Brussels to impose quotas on electric scooters and allow only two operators
The Brussels government plans to impose a limit on the number of e-scooters allowed in the city and allow just two ride-share companies that offer them to operate in the Belgian capital.
Like other European cities, Brussels has struggled to keep the popular form of micromobility from becoming a nuisance. Abandoned scooters are often left scattered across pavements or blocking the entrances to homes and businesses.
The region has attempted other solutions, including designated parking zones (called drop zones) for scooters and steep fines for those who do not adhere to them, but squabbling among municipalities with differing rules has made the measures less effective than hoped.
The new aim is that, by the end of this year, the maximum number of scooters allowed will be capped at 8,000 (currently 21,000), much less than initially envisaged.

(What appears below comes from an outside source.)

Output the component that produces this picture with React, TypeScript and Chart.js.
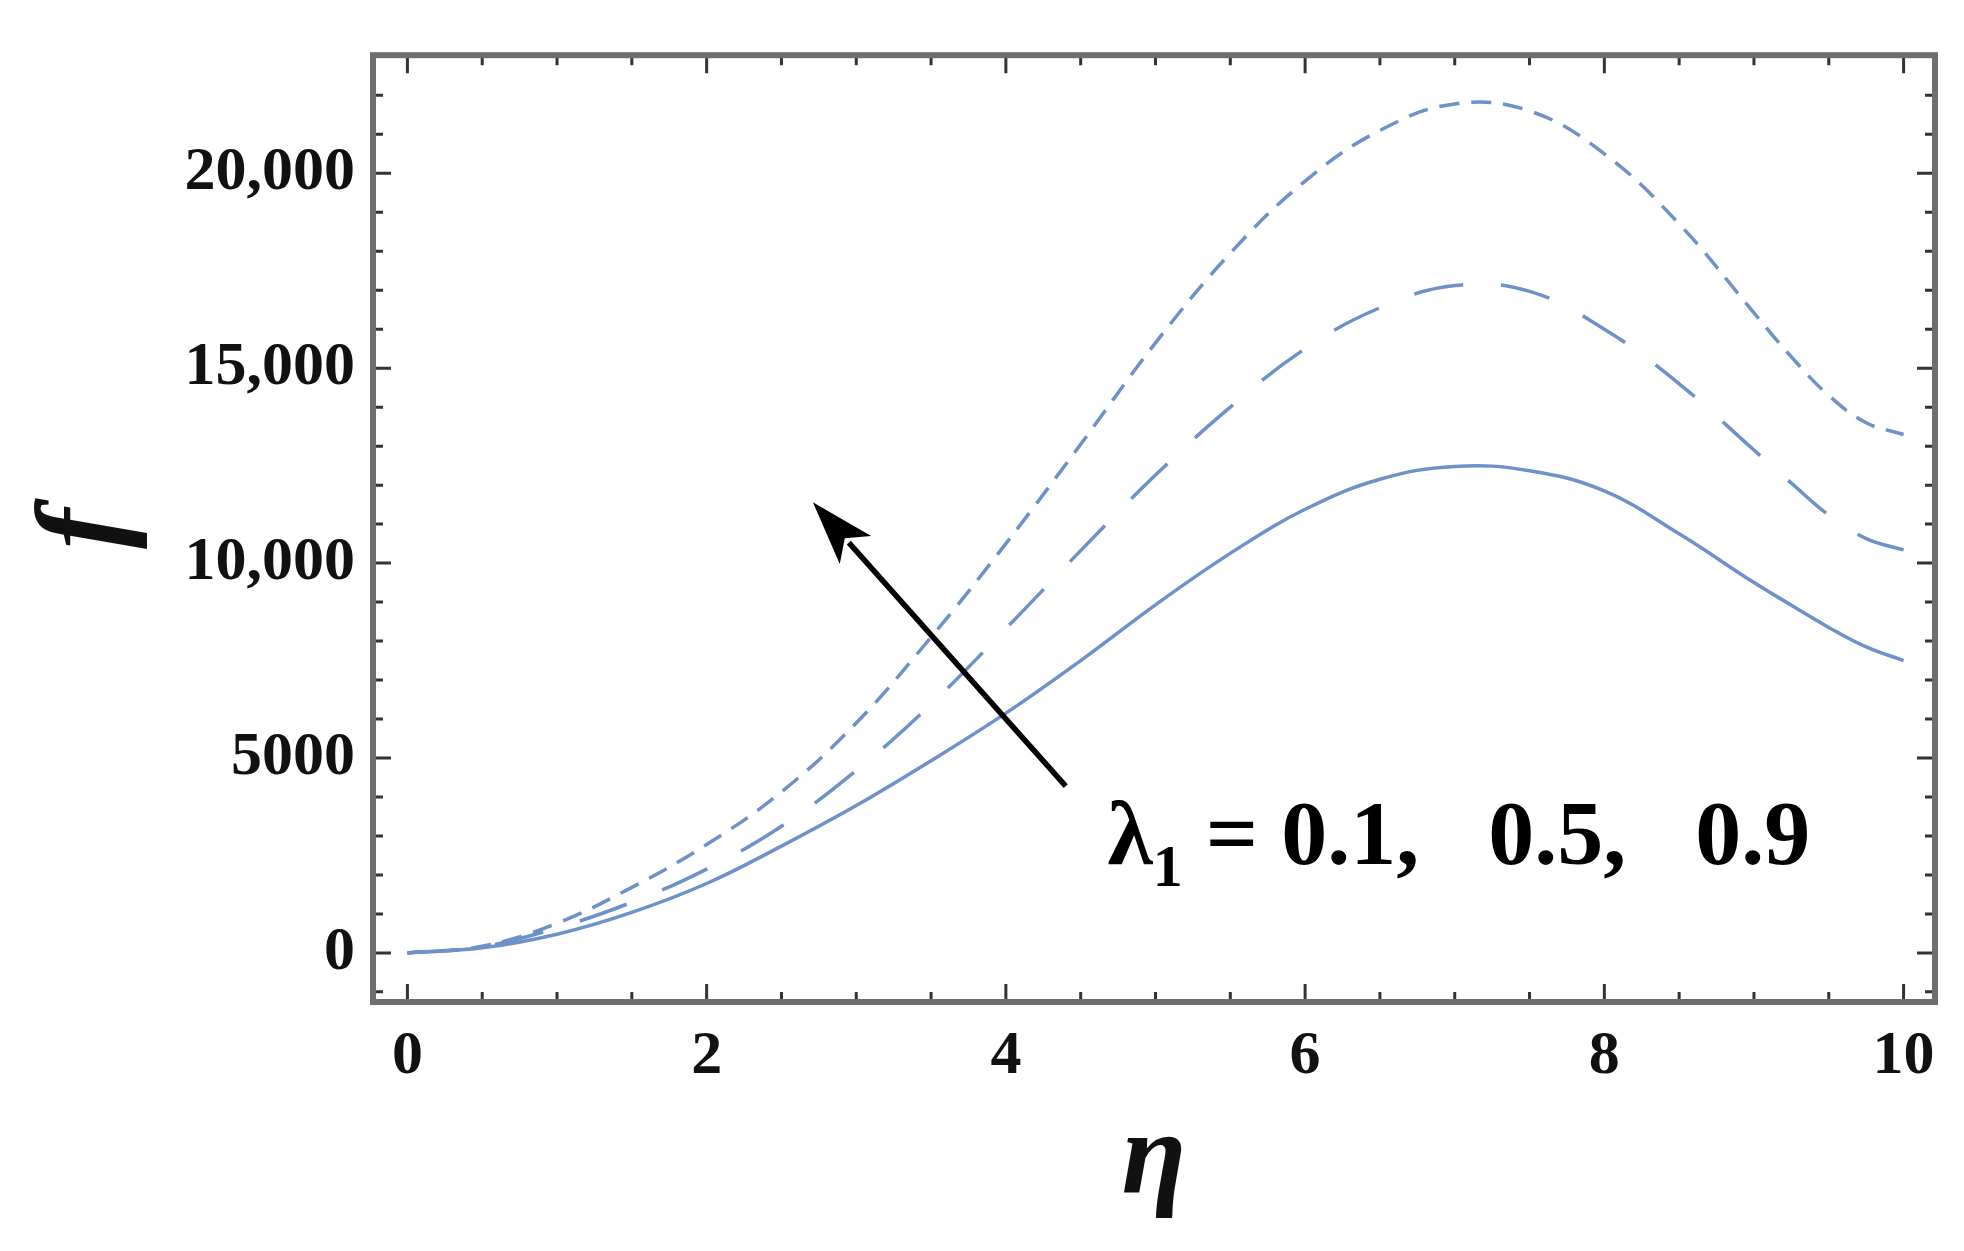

The number of operators will be limited to two by the end of the 2024-2027 fiscal cycle.
There will also be drastic limits for other self-service shared mobility devices such as bicycles, and cargo bikes, and the use of drop zones will be extended to the whole of the Brussels region from next January, with higher fines depending on the need to move or remove the vehicle abandoned outside of them.
Should these measures not bring order to the situation, mobility minister Elke Van den Brandt (Groen) said she is not opposed to an all-out ban, as has been done in Paris.
The draft decree for the new measures must still be submitted to the Council of State before a third and final reading, but at present the government supports it in unison.